WHAT YOU NEED TO DO:
Omit every picture and return the rest of the data unaltered.

SOURCE MATERIAL:
"""
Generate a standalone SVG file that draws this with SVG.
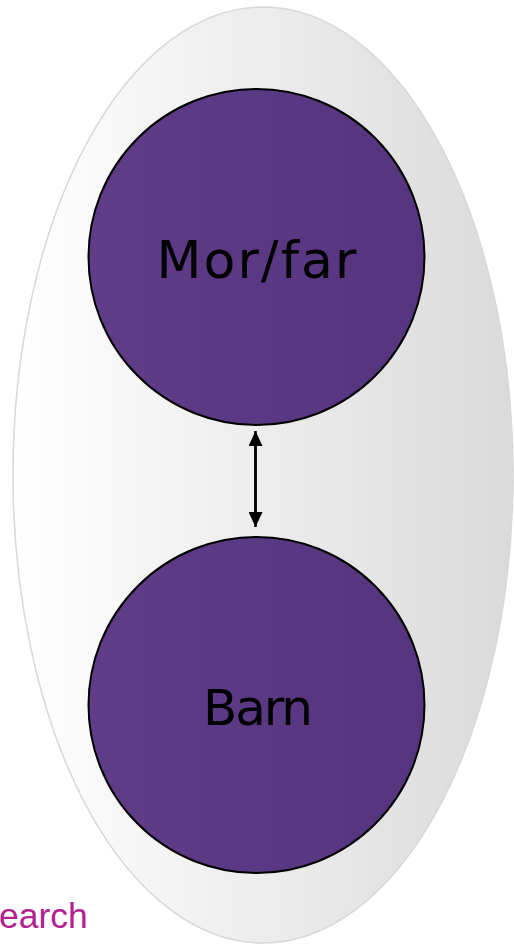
<svg xmlns="http://www.w3.org/2000/svg" width="514" height="945" viewBox="0 0 514 945">
<defs>
<linearGradient id="bg" x1="0" y1="0" x2="1" y2="0">
<stop offset="0" stop-color="#ffffff"/>
<stop offset="1" stop-color="#dadada"/>
</linearGradient>
<linearGradient id="pg" x1="0" y1="0" x2="1" y2="0">
<stop offset="0" stop-color="#603c89"/>
<stop offset="1" stop-color="#56347e"/>
</linearGradient>
<marker id="ah" viewBox="0 0 15 14" refX="15" refY="7" markerWidth="15" markerHeight="14" markerUnits="userSpaceOnUse" orient="auto">
<path d="M0,0 L15,7 L0,14 Z" fill="#000"/>
</marker>
<style>
.node{fill:url(#pg);stroke:#000;stroke-width:2}
.lbl{font-family:"Comic Sans MS","DejaVu Sans",sans-serif;fill:#000;text-anchor:middle}
</style>
</defs>
<rect width="514" height="945" fill="#fff"/>
<g id="group">
<ellipse cx="263" cy="475" rx="250" ry="468" fill="url(#bg)" stroke="#d8d8d8" stroke-width="1.5"/>
</g>
<g id="connectors">
<line x1="255.5" y1="445" x2="255.5" y2="527" stroke="#000" stroke-width="2.5" marker-end="url(#ah)"/>
<line x1="255.5" y1="512" x2="255.5" y2="431" stroke="#000" stroke-width="2.5" marker-end="url(#ah)"/>
</g>
<g id="morfar">
<circle class="node" cx="256.5" cy="257" r="168"/>
<text class="lbl" x="256.5" y="278" font-size="52" textLength="200">Mor/far</text>
</g>
<g id="barn">
<circle class="node" cx="256.5" cy="705" r="168"/>
<text class="lbl" x="258" y="725" font-size="50" textLength="110">Barn</text>
</g>
<text x="-1" y="928" font-family="Liberation Sans, Arial, sans-serif" font-size="35.5" fill="#b3208f">earch</text>
</svg>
"""
EXERCISE OUTPUT:
Generate a standalone SVG file that draws this with SVG.
<svg xmlns="http://www.w3.org/2000/svg" width="514" height="945" viewBox="0 0 514 945">
<defs>
<linearGradient id="bg" x1="0" y1="0" x2="1" y2="0">
<stop offset="0" stop-color="#ffffff"/>
<stop offset="1" stop-color="#dadada"/>
</linearGradient>
<linearGradient id="pg" x1="0" y1="0" x2="1" y2="0">
<stop offset="0" stop-color="#603c89"/>
<stop offset="1" stop-color="#56347e"/>
</linearGradient>
<marker id="ah" viewBox="0 0 15 14" refX="15" refY="7" markerWidth="15" markerHeight="14" markerUnits="userSpaceOnUse" orient="auto">
<path d="M0,0 L15,7 L0,14 Z" fill="#000"/>
</marker>
<style>
.node{fill:url(#pg);stroke:#000;stroke-width:2}
.lbl{font-family:"Comic Sans MS","DejaVu Sans",sans-serif;fill:#000;text-anchor:middle}
</style>
</defs>
<rect width="514" height="945" fill="#fff"/>
<g id="group">
<ellipse cx="263" cy="475" rx="250" ry="468" fill="url(#bg)" stroke="#d8d8d8" stroke-width="1.5"/>
</g>
<g id="connectors">
<line x1="255.5" y1="445" x2="255.5" y2="527" stroke="#000" stroke-width="2.5" marker-end="url(#ah)"/>
<line x1="255.5" y1="512" x2="255.5" y2="431" stroke="#000" stroke-width="2.5" marker-end="url(#ah)"/>
</g>
<g id="morfar">
<circle class="node" cx="256.5" cy="257" r="168"/>
<text class="lbl" x="256.5" y="278" font-size="52" textLength="200">Mor/far</text>
</g>
<g id="barn">
<circle class="node" cx="256.5" cy="705" r="168"/>
<text class="lbl" x="258" y="725" font-size="50" textLength="110">Barn</text>
</g>
<text x="-1" y="928" font-family="Liberation Sans, Arial, sans-serif" font-size="35.5" fill="#b3208f">earch</text>
</svg>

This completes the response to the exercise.